/---
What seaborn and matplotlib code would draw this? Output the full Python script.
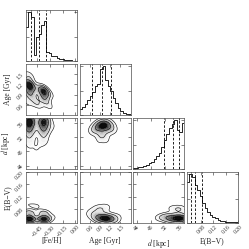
import numpy as np
import pandas as pd
import seaborn as sns
import matplotlib.pyplot as plt

sns.set_style("ticks")
plt.rcParams['font.family'] = ['Liberation Serif', 'DejaVu Serif']
plt.rcParams['mathtext.fontset'] = 'stix'

# --- parameters -----------------------------------------------------------
labels = ["[Fe/H]", "Age [Gyr]", "$d$ [kpc]", "E(B\u2212V)"]
ranges = [(-0.58, 0.02), (0.3, 1.8), (43.0, 57.5), (0.035, 0.20)]
ticks = [[-0.45, -0.30, -0.15, 0.00],
         [0.6, 0.9, 1.2, 1.5],
         [44, 48, 52, 56],
         [0.08, 0.12, 0.16, 0.20]]

# 1D marginal histograms (20 bins across each range), relative heights
feh_counts = [0.70, 1.00, 0.90, 0.12, 0.50, 0.55, 0.75, 0.82, 0.20, 0.18,
              0.10, 0.10, 0.06, 0.05, 0.04, 0.03, 0.03, 0.02, 0.01, 0.01]
age_counts = [0.13, 0.17, 0.23, 0.32, 0.40, 0.47, 0.60, 0.64, 0.94, 1.00,
              0.72, 0.60, 0.50, 0.36, 0.25, 0.15, 0.09, 0.05, 0.03, 0.02]
dist_counts = [0.03, 0.03, 0.04, 0.05, 0.07, 0.09, 0.12, 0.15, 0.20, 0.27,
               0.33, 0.45, 0.60, 0.72, 0.85, 0.92, 1.00, 0.80, 0.75, 0.95]
ebv_counts = [0.85, 1.00, 0.95, 0.78, 0.68, 0.55, 0.42, 0.30, 0.22, 0.17,
              0.12, 0.10, 0.07, 0.05, 0.04, 0.03, 0.03, 0.02, 0.02, 0.02]
hist_counts = [feh_counts, age_counts, dist_counts, ebv_counts]

# 16/50/84 percent quantiles
quantiles = [[-0.525, -0.43, -0.345],
             [0.65, 0.96, 1.22],
             [51.6, 54.2, 56.1],
             [0.047, 0.060, 0.085]]

# 2D posterior clumps: (x, y, weight) for each panel
feh_age_x = [-0.54, -0.37, -0.54, -0.37, -0.54, -0.45, -0.30, -0.24, -0.56]
feh_age_y = [1.18, 1.00, 0.95, 0.78, 1.45, 0.65, 0.55, 0.85, 0.70]
feh_age_w = [1.00, 0.90, 0.50, 0.40, 0.25, 0.30, 0.15, 0.08, 0.20]

feh_dist_x = [-0.54, -0.37, -0.54, -0.37, -0.54, -0.37, -0.45, -0.25, -0.56]
feh_dist_y = [56.5, 56.5, 54.0, 54.0, 51.0, 51.0, 48.5, 55.0, 48.0]
feh_dist_w = [1.00, 0.90, 0.50, 0.45, 0.20, 0.20, 0.12, 0.10, 0.08]

feh_ebv_x = [-0.54, -0.37, -0.54, -0.37, -0.46, -0.28, -0.56]
feh_ebv_y = [0.048, 0.048, 0.068, 0.068, 0.090, 0.055, 0.095]
feh_ebv_w = [1.00, 0.90, 0.40, 0.35, 0.15, 0.15, 0.10]

age_dist_x = [1.00, 0.85, 1.15, 0.95, 0.70, 1.30, 0.80, 1.10]
age_dist_y = [55.5, 55.0, 55.0, 52.5, 54.0, 54.0, 50.0, 51.0]
age_dist_w = [1.00, 0.60, 0.60, 0.40, 0.30, 0.20, 0.10, 0.15]

age_ebv_x = [1.05, 0.85, 1.25, 0.90, 0.70, 1.10, 0.55, 1.45]
age_ebv_y = [0.050, 0.050, 0.050, 0.080, 0.070, 0.090, 0.060, 0.060]
age_ebv_w = [1.00, 0.50, 0.50, 0.30, 0.20, 0.15, 0.08, 0.10]

dist_ebv_x = [56.5, 54.0, 52.0, 56.0, 50.0, 53.5]
dist_ebv_y = [0.050, 0.050, 0.055, 0.080, 0.050, 0.085]
dist_ebv_w = [1.00, 0.60, 0.30, 0.30, 0.10, 0.10]

pairs = {
    (1, 0): (feh_age_x, feh_age_y, feh_age_w),
    (2, 0): (feh_dist_x, feh_dist_y, feh_dist_w),
    (3, 0): (feh_ebv_x, feh_ebv_y, feh_ebv_w),
    (2, 1): (age_dist_x, age_dist_y, age_dist_w),
    (3, 1): (age_ebv_x, age_ebv_y, age_ebv_w),
    (3, 2): (dist_ebv_x, dist_ebv_y, dist_ebv_w),
}
# kernel width factor per panel (first column needs narrower kernels)
bws = {(1, 0): 0.5, (2, 0): 0.5, (3, 0): 0.5,
       (2, 1): 0.7, (3, 1): 0.7, (3, 2): 0.7}

# corner-style sigma levels (0.5, 1, 1.5, 2 sigma) as seaborn iso-proportions
line_levels = [0.135, 0.325, 0.607, 0.882]
fill_levels = list(np.linspace(0.135, 1.0, 16))

fig, axes = plt.subplots(4, 4, figsize=(2.49, 2.49), dpi=100)
fig.subplots_adjust(left=0.104, right=0.956, bottom=0.104, top=0.96,
                    wspace=0.05, hspace=0.05)

n = 4
for i in range(n):
    for j in range(n):
        ax = axes[i, j]
        if j > i:
            ax.set_frame_on(False)
            ax.set_xticks([])
            ax.set_yticks([])
            continue

        if i == j:
            lo, hi = ranges[i]
            nb = len(hist_counts[i])
            step = (hi - lo) / nb
            hdf = pd.DataFrame({"x": [lo + step * (k + 0.5) for k in range(nb)],
                                "w": hist_counts[i]})
            sns.histplot(data=hdf, x="x", weights="w", bins=nb,
                         binrange=(lo, hi), element="step", fill=False,
                         color="k", linewidth=0.6, ax=ax)
            for q in quantiles[i]:
                ax.axvline(q, ls=(0, (3, 2)), color="k", lw=0.6)
            ax.set_ylim(0, 1.05 * max(hist_counts[i]))
            ax.set_yticklabels([])
            ax.set_ylabel("")
        else:
            px, py, pw = pairs[(i, j)]
            df = pd.DataFrame({"x": px, "y": py, "w": pw})
            bw = bws[(i, j)]
            sns.kdeplot(data=df, x="x", y="y", weights="w", bw_method=bw,
                        fill=True, levels=fill_levels, cmap="Greys", ax=ax)
            sns.kdeplot(data=df, x="x", y="y", weights="w", bw_method=bw,
                        levels=line_levels, colors="k", linewidths=0.4, ax=ax)
            ax.set_ylim(ranges[i])
            ax.set_yticks(ticks[i])
            if j == 0:
                ax.set_ylabel(labels[i], fontsize=5.5)
                ax.yaxis.set_label_coords(-0.27, 0.5)
                for t in ax.get_yticklabels():
                    t.set_rotation(45)
            else:
                ax.set_yticklabels([])
                ax.set_ylabel("")

        ax.set_xlim(ranges[j])
        ax.set_xticks(ticks[j])
        if i == n - 1:
            ax.set_xlabel(labels[j], fontsize=5.5)
            ax.xaxis.set_label_coords(0.5, -0.27)
            for t in ax.get_xticklabels():
                t.set_rotation(45)
        else:
            ax.set_xticklabels([])
            ax.set_xlabel("")

        ax.tick_params(direction="in", length=2, width=0.4, labelsize=4,
                       pad=1, top=True, right=True)
        for s in ax.spines.values():
            s.set_linewidth(0.5)
            s.set_color("0.3")

fig.savefig("out.png", dpi=100)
\---
From the first line of the material down to the line containing "[0.08, 0.12, 0.16, 0.20]]", inclusive, return each line exactly, skipping any picture.

What seaborn and matplotlib code would draw this? Output the full Python script.
import numpy as np
import pandas as pd
import seaborn as sns
import matplotlib.pyplot as plt

sns.set_style("ticks")
plt.rcParams['font.family'] = ['Liberation Serif', 'DejaVu Serif']
plt.rcParams['mathtext.fontset'] = 'stix'

# --- parameters -----------------------------------------------------------
labels = ["[Fe/H]", "Age [Gyr]", "$d$ [kpc]", "E(B\u2212V)"]
ranges = [(-0.58, 0.02), (0.3, 1.8), (43.0, 57.5), (0.035, 0.20)]
ticks = [[-0.45, -0.30, -0.15, 0.00],
         [0.6, 0.9, 1.2, 1.5],
         [44, 48, 52, 56],
         [0.08, 0.12, 0.16, 0.20]]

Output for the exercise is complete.